### GIVEN INSTRUCTION:
Write out the data below exactly as given, without any of its pictures.

### INFORMATION SUPPLIED:
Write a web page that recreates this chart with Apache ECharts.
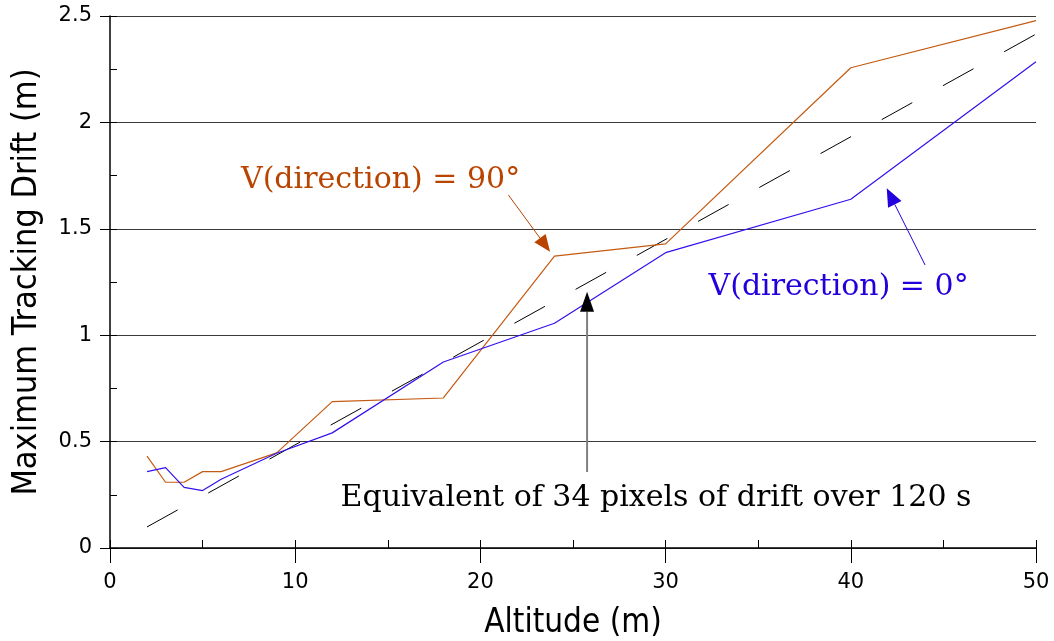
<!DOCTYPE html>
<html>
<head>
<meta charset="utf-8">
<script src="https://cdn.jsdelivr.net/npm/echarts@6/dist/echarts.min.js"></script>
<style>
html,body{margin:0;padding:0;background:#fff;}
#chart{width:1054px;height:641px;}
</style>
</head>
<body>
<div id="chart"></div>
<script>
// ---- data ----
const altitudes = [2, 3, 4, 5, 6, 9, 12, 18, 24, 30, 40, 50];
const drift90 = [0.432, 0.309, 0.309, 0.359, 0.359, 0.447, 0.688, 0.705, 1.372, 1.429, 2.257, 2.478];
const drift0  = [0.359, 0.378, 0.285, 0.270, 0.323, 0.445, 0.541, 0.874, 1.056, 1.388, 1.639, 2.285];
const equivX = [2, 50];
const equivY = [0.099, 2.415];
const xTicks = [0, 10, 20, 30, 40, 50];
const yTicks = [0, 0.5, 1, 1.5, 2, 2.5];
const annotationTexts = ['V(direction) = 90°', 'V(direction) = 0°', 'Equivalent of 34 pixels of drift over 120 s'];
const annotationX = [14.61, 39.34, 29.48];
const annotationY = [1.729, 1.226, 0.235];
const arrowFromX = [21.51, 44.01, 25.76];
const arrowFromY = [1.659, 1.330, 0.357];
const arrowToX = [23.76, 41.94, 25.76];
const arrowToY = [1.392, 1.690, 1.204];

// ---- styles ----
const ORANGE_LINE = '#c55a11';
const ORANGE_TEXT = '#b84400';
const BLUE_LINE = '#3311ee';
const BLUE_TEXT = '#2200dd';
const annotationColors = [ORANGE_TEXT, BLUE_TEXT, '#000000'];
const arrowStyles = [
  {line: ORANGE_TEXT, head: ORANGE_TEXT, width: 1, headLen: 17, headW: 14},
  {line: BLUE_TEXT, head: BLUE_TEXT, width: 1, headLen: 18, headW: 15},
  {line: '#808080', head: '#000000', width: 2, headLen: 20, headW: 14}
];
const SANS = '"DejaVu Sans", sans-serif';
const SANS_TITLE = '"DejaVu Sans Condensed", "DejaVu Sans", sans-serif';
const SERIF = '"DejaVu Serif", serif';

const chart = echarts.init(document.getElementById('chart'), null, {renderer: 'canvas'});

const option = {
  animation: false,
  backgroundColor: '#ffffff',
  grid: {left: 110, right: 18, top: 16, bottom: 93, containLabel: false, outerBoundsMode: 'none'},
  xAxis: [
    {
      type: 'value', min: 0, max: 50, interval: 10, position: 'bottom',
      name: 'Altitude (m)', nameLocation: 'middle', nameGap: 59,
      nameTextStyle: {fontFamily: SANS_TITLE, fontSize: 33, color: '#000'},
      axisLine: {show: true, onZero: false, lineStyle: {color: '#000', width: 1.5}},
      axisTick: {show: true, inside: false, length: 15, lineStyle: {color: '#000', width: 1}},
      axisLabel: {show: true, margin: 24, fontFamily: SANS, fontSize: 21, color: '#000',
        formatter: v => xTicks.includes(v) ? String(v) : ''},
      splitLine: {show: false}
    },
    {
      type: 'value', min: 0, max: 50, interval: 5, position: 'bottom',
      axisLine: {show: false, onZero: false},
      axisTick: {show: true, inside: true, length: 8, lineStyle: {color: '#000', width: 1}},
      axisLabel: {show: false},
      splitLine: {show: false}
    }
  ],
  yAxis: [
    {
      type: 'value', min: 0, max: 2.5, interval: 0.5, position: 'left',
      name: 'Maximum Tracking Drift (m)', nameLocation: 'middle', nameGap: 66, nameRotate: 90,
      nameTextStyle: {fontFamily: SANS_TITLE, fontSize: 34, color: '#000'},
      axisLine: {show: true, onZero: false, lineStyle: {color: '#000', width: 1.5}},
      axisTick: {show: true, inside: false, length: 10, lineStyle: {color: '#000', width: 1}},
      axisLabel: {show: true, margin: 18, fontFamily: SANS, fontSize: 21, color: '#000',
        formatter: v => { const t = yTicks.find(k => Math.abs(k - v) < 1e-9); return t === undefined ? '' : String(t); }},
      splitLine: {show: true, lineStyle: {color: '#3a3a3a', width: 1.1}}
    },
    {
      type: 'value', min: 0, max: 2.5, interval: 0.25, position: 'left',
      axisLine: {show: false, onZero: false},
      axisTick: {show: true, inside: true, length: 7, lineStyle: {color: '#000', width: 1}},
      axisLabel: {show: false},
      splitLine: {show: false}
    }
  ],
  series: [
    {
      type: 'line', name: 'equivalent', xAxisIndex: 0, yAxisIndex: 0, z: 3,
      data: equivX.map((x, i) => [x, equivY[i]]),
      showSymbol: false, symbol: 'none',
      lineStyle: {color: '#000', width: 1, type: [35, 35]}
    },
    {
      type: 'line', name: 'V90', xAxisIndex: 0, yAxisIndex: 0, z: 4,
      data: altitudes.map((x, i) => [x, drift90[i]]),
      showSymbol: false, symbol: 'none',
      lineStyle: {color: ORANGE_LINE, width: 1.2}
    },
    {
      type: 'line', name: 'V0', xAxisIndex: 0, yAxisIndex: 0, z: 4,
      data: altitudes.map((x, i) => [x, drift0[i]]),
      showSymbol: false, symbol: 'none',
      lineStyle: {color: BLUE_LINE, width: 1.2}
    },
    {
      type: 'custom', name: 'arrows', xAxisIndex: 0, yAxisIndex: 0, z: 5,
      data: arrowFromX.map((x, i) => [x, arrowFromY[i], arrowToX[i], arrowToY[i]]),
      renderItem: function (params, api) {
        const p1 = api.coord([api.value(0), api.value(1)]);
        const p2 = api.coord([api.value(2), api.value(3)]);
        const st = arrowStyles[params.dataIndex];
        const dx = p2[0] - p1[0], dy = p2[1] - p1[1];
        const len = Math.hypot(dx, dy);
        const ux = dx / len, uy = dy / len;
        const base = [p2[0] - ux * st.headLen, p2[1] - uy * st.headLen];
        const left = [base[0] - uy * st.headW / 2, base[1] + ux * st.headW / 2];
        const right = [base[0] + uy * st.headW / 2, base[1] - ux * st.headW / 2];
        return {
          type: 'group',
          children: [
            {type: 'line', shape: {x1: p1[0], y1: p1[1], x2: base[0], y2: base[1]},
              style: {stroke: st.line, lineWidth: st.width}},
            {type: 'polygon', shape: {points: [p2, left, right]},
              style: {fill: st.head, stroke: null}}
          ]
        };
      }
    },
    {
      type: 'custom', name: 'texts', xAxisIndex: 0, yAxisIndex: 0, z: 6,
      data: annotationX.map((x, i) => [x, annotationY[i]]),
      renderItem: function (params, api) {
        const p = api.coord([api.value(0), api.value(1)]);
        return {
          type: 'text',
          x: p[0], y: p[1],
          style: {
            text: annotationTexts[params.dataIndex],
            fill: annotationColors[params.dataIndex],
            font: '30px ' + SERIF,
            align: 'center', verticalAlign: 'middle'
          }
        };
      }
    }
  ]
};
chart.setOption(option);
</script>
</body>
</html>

### ANSWER FOR THIS EXERCISE:
Write a web page that recreates this chart with Apache ECharts.
<!DOCTYPE html>
<html>
<head>
<meta charset="utf-8">
<script src="https://cdn.jsdelivr.net/npm/echarts@6/dist/echarts.min.js"></script>
<style>
html,body{margin:0;padding:0;background:#fff;}
#chart{width:1054px;height:641px;}
</style>
</head>
<body>
<div id="chart"></div>
<script>
// ---- data ----
const altitudes = [2, 3, 4, 5, 6, 9, 12, 18, 24, 30, 40, 50];
const drift90 = [0.432, 0.309, 0.309, 0.359, 0.359, 0.447, 0.688, 0.705, 1.372, 1.429, 2.257, 2.478];
const drift0  = [0.359, 0.378, 0.285, 0.270, 0.323, 0.445, 0.541, 0.874, 1.056, 1.388, 1.639, 2.285];
const equivX = [2, 50];
const equivY = [0.099, 2.415];
const xTicks = [0, 10, 20, 30, 40, 50];
const yTicks = [0, 0.5, 1, 1.5, 2, 2.5];
const annotationTexts = ['V(direction) = 90°', 'V(direction) = 0°', 'Equivalent of 34 pixels of drift over 120 s'];
const annotationX = [14.61, 39.34, 29.48];
const annotationY = [1.729, 1.226, 0.235];
const arrowFromX = [21.51, 44.01, 25.76];
const arrowFromY = [1.659, 1.330, 0.357];
const arrowToX = [23.76, 41.94, 25.76];
const arrowToY = [1.392, 1.690, 1.204];

// ---- styles ----
const ORANGE_LINE = '#c55a11';
const ORANGE_TEXT = '#b84400';
const BLUE_LINE = '#3311ee';
const BLUE_TEXT = '#2200dd';
const annotationColors = [ORANGE_TEXT, BLUE_TEXT, '#000000'];
const arrowStyles = [
  {line: ORANGE_TEXT, head: ORANGE_TEXT, width: 1, headLen: 17, headW: 14},
  {line: BLUE_TEXT, head: BLUE_TEXT, width: 1, headLen: 18, headW: 15},
  {line: '#808080', head: '#000000', width: 2, headLen: 20, headW: 14}
];
const SANS = '"DejaVu Sans", sans-serif';
const SANS_TITLE = '"DejaVu Sans Condensed", "DejaVu Sans", sans-serif';
const SERIF = '"DejaVu Serif", serif';

const chart = echarts.init(document.getElementById('chart'), null, {renderer: 'canvas'});

const option = {
  animation: false,
  backgroundColor: '#ffffff',
  grid: {left: 110, right: 18, top: 16, bottom: 93, containLabel: false, outerBoundsMode: 'none'},
  xAxis: [
    {
      type: 'value', min: 0, max: 50, interval: 10, position: 'bottom',
      name: 'Altitude (m)', nameLocation: 'middle', nameGap: 59,
      nameTextStyle: {fontFamily: SANS_TITLE, fontSize: 33, color: '#000'},
      axisLine: {show: true, onZero: false, lineStyle: {color: '#000', width: 1.5}},
      axisTick: {show: true, inside: false, length: 15, lineStyle: {color: '#000', width: 1}},
      axisLabel: {show: true, margin: 24, fontFamily: SANS, fontSize: 21, color: '#000',
        formatter: v => xTicks.includes(v) ? String(v) : ''},
      splitLine: {show: false}
    },
    {
      type: 'value', min: 0, max: 50, interval: 5, position: 'bottom',
      axisLine: {show: false, onZero: false},
      axisTick: {show: true, inside: true, length: 8, lineStyle: {color: '#000', width: 1}},
      axisLabel: {show: false},
      splitLine: {show: false}
    }
  ],
  yAxis: [
    {
      type: 'value', min: 0, max: 2.5, interval: 0.5, position: 'left',
      name: 'Maximum Tracking Drift (m)', nameLocation: 'middle', nameGap: 66, nameRotate: 90,
      nameTextStyle: {fontFamily: SANS_TITLE, fontSize: 34, color: '#000'},
      axisLine: {show: true, onZero: false, lineStyle: {color: '#000', width: 1.5}},
      axisTick: {show: true, inside: false, length: 10, lineStyle: {color: '#000', width: 1}},
      axisLabel: {show: true, margin: 18, fontFamily: SANS, fontSize: 21, color: '#000',
        formatter: v => { const t = yTicks.find(k => Math.abs(k - v) < 1e-9); return t === undefined ? '' : String(t); }},
      splitLine: {show: true, lineStyle: {color: '#3a3a3a', width: 1.1}}
    },
    {
      type: 'value', min: 0, max: 2.5, interval: 0.25, position: 'left',
      axisLine: {show: false, onZero: false},
      axisTick: {show: true, inside: true, length: 7, lineStyle: {color: '#000', width: 1}},
      axisLabel: {show: false},
      splitLine: {show: false}
    }
  ],
  series: [
    {
      type: 'line', name: 'equivalent', xAxisIndex: 0, yAxisIndex: 0, z: 3,
      data: equivX.map((x, i) => [x, equivY[i]]),
      showSymbol: false, symbol: 'none',
      lineStyle: {color: '#000', width: 1, type: [35, 35]}
    },
    {
      type: 'line', name: 'V90', xAxisIndex: 0, yAxisIndex: 0, z: 4,
      data: altitudes.map((x, i) => [x, drift90[i]]),
      showSymbol: false, symbol: 'none',
      lineStyle: {color: ORANGE_LINE, width: 1.2}
    },
    {
      type: 'line', name: 'V0', xAxisIndex: 0, yAxisIndex: 0, z: 4,
      data: altitudes.map((x, i) => [x, drift0[i]]),
      showSymbol: false, symbol: 'none',
      lineStyle: {color: BLUE_LINE, width: 1.2}
    },
    {
      type: 'custom', name: 'arrows', xAxisIndex: 0, yAxisIndex: 0, z: 5,
      data: arrowFromX.map((x, i) => [x, arrowFromY[i], arrowToX[i], arrowToY[i]]),
      renderItem: function (params, api) {
        const p1 = api.coord([api.value(0), api.value(1)]);
        const p2 = api.coord([api.value(2), api.value(3)]);
        const st = arrowStyles[params.dataIndex];
        const dx = p2[0] - p1[0], dy = p2[1] - p1[1];
        const len = Math.hypot(dx, dy);
        const ux = dx / len, uy = dy / len;
        const base = [p2[0] - ux * st.headLen, p2[1] - uy * st.headLen];
        const left = [base[0] - uy * st.headW / 2, base[1] + ux * st.headW / 2];
        const right = [base[0] + uy * st.headW / 2, base[1] - ux * st.headW / 2];
        return {
          type: 'group',
          children: [
            {type: 'line', shape: {x1: p1[0], y1: p1[1], x2: base[0], y2: base[1]},
              style: {stroke: st.line, lineWidth: st.width}},
            {type: 'polygon', shape: {points: [p2, left, right]},
              style: {fill: st.head, stroke: null}}
          ]
        };
      }
    },
    {
      type: 'custom', name: 'texts', xAxisIndex: 0, yAxisIndex: 0, z: 6,
      data: annotationX.map((x, i) => [x, annotationY[i]]),
      renderItem: function (params, api) {
        const p = api.coord([api.value(0), api.value(1)]);
        return {
          type: 'text',
          x: p[0], y: p[1],
          style: {
            text: annotationTexts[params.dataIndex],
            fill: annotationColors[params.dataIndex],
            font: '30px ' + SERIF,
            align: 'center', verticalAlign: 'middle'
          }
        };
      }
    }
  ]
};
chart.setOption(option);
</script>
</body>
</html>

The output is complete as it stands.